### Prompt
Skip every picture and transcribe the remaining material exactly.

++++ Data shown ++++

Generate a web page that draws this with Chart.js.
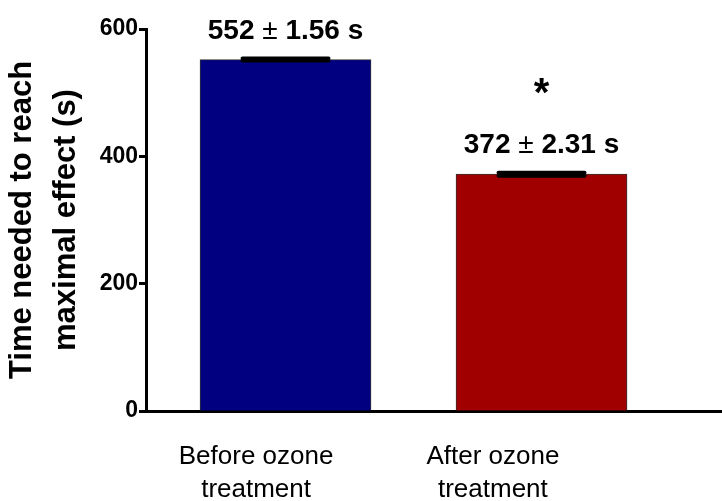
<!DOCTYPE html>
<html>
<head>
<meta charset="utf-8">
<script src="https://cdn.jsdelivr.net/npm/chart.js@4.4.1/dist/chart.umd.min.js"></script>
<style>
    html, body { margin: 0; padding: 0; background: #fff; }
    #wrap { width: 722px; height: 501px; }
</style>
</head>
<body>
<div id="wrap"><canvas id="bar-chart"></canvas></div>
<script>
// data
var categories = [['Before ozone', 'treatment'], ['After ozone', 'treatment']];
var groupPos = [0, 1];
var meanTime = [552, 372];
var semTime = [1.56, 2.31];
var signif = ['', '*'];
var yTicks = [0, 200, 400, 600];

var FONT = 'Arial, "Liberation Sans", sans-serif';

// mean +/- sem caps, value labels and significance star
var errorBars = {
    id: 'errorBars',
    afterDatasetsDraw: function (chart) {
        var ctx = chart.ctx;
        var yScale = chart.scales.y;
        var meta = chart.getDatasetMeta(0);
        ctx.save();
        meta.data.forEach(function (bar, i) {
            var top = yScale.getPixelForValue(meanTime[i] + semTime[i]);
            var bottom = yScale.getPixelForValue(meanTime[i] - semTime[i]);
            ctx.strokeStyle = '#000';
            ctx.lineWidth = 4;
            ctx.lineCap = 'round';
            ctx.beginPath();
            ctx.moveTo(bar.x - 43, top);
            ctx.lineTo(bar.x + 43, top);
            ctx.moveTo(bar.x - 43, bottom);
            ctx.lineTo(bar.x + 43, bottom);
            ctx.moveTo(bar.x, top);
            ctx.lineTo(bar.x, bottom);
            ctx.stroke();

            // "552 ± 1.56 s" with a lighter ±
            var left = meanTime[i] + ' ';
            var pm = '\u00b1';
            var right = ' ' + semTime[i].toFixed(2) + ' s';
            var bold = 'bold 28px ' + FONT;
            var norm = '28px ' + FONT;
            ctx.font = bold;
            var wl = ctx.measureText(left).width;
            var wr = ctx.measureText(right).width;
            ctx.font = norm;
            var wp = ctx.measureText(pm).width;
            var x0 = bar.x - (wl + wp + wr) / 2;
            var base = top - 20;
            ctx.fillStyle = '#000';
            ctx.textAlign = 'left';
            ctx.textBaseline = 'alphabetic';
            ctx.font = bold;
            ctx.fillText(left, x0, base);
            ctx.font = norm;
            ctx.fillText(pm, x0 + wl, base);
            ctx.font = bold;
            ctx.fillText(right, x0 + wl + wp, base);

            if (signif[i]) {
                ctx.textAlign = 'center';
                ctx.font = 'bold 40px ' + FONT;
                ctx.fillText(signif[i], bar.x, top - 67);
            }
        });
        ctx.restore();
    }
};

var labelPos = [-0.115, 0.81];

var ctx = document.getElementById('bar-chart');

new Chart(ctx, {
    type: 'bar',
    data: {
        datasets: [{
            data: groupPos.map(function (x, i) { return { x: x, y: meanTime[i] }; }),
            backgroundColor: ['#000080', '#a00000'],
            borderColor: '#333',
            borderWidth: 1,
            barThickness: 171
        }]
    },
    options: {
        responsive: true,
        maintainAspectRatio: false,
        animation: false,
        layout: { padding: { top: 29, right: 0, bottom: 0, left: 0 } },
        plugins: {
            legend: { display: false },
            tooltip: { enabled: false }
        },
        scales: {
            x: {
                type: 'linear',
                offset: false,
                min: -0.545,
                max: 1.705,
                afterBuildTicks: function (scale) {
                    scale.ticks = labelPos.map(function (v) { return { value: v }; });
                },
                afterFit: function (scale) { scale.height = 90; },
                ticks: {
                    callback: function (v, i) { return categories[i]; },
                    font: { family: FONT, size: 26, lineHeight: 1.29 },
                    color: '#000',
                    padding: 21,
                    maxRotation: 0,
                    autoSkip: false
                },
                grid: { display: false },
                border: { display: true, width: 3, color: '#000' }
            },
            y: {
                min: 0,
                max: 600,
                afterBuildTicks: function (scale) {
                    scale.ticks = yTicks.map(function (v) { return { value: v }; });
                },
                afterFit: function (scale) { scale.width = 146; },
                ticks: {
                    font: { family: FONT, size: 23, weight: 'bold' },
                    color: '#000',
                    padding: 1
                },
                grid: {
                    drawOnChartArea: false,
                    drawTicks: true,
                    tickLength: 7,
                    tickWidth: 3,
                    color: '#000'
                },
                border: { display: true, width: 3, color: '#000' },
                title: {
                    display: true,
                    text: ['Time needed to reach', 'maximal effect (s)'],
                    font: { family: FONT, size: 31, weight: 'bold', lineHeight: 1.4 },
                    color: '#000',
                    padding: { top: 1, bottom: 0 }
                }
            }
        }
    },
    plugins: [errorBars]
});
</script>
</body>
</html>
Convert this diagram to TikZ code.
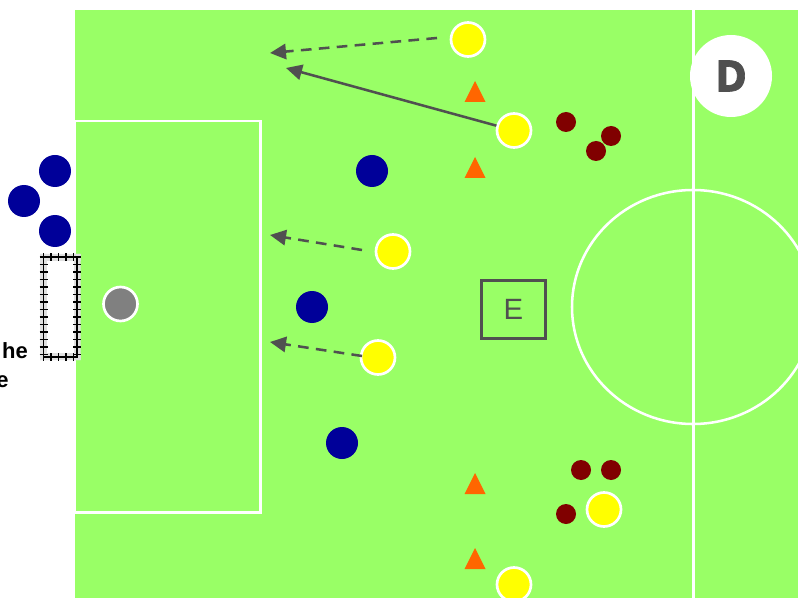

++++

### Problem solution
Generate a web page that draws this with Chart.js.
<!DOCTYPE html>
<html>
<head>
<meta charset="utf-8">
<script src="https://cdn.jsdelivr.net/npm/chart.js@4.4.1/dist/chart.umd.min.js"></script>
<style>
    html, body { margin: 0; padding: 0; background: #fff; }
    #wrap { width: 722px; height: 501px; }
</style>
</head>
<body>
<div id="wrap"><canvas id="bar-chart"></canvas></div>
<script>
// data
var categories = [['Before ozone', 'treatment'], ['After ozone', 'treatment']];
var groupPos = [0, 1];
var meanTime = [552, 372];
var semTime = [1.56, 2.31];
var signif = ['', '*'];
var yTicks = [0, 200, 400, 600];

var FONT = 'Arial, "Liberation Sans", sans-serif';

// mean +/- sem caps, value labels and significance star
var errorBars = {
    id: 'errorBars',
    afterDatasetsDraw: function (chart) {
        var ctx = chart.ctx;
        var yScale = chart.scales.y;
        var meta = chart.getDatasetMeta(0);
        ctx.save();
        meta.data.forEach(function (bar, i) {
            var top = yScale.getPixelForValue(meanTime[i] + semTime[i]);
            var bottom = yScale.getPixelForValue(meanTime[i] - semTime[i]);
            ctx.strokeStyle = '#000';
            ctx.lineWidth = 4;
            ctx.lineCap = 'round';
            ctx.beginPath();
            ctx.moveTo(bar.x - 43, top);
            ctx.lineTo(bar.x + 43, top);
            ctx.moveTo(bar.x - 43, bottom);
            ctx.lineTo(bar.x + 43, bottom);
            ctx.moveTo(bar.x, top);
            ctx.lineTo(bar.x, bottom);
            ctx.stroke();

            // "552 ± 1.56 s" with a lighter ±
            var left = meanTime[i] + ' ';
            var pm = '\u00b1';
            var right = ' ' + semTime[i].toFixed(2) + ' s';
            var bold = 'bold 28px ' + FONT;
            var norm = '28px ' + FONT;
            ctx.font = bold;
            var wl = ctx.measureText(left).width;
            var wr = ctx.measureText(right).width;
            ctx.font = norm;
            var wp = ctx.measureText(pm).width;
            var x0 = bar.x - (wl + wp + wr) / 2;
            var base = top - 20;
            ctx.fillStyle = '#000';
            ctx.textAlign = 'left';
            ctx.textBaseline = 'alphabetic';
            ctx.font = bold;
            ctx.fillText(left, x0, base);
            ctx.font = norm;
            ctx.fillText(pm, x0 + wl, base);
            ctx.font = bold;
            ctx.fillText(right, x0 + wl + wp, base);

            if (signif[i]) {
                ctx.textAlign = 'center';
                ctx.font = 'bold 40px ' + FONT;
                ctx.fillText(signif[i], bar.x, top - 67);
            }
        });
        ctx.restore();
    }
};

var labelPos = [-0.115, 0.81];

var ctx = document.getElementById('bar-chart');

new Chart(ctx, {
    type: 'bar',
    data: {
        datasets: [{
            data: groupPos.map(function (x, i) { return { x: x, y: meanTime[i] }; }),
            backgroundColor: ['#000080', '#a00000'],
            borderColor: '#333',
            borderWidth: 1,
            barThickness: 171
        }]
    },
    options: {
        responsive: true,
        maintainAspectRatio: false,
        animation: false,
        layout: { padding: { top: 29, right: 0, bottom: 0, left: 0 } },
        plugins: {
            legend: { display: false },
            tooltip: { enabled: false }
        },
        scales: {
            x: {
                type: 'linear',
                offset: false,
                min: -0.545,
                max: 1.705,
                afterBuildTicks: function (scale) {
                    scale.ticks = labelPos.map(function (v) { return { value: v }; });
                },
                afterFit: function (scale) { scale.height = 90; },
                ticks: {
                    callback: function (v, i) { return categories[i]; },
                    font: { family: FONT, size: 26, lineHeight: 1.29 },
                    color: '#000',
                    padding: 21,
                    maxRotation: 0,
                    autoSkip: false
                },
                grid: { display: false },
                border: { display: true, width: 3, color: '#000' }
            },
            y: {
                min: 0,
                max: 600,
                afterBuildTicks: function (scale) {
                    scale.ticks = yTicks.map(function (v) { return { value: v }; });
                },
                afterFit: function (scale) { scale.width = 146; },
                ticks: {
                    font: { family: FONT, size: 23, weight: 'bold' },
                    color: '#000',
                    padding: 1
                },
                grid: {
                    drawOnChartArea: false,
                    drawTicks: true,
                    tickLength: 7,
                    tickWidth: 3,
                    color: '#000'
                },
                border: { display: true, width: 3, color: '#000' },
                title: {
                    display: true,
                    text: ['Time needed to reach', 'maximal effect (s)'],
                    font: { family: FONT, size: 31, weight: 'bold', lineHeight: 1.4 },
                    color: '#000',
                    padding: { top: 1, bottom: 0 }
                }
            }
        }
    },
    plugins: [errorBars]
});
</script>
</body>
</html>
Convert this diagram to TikZ code.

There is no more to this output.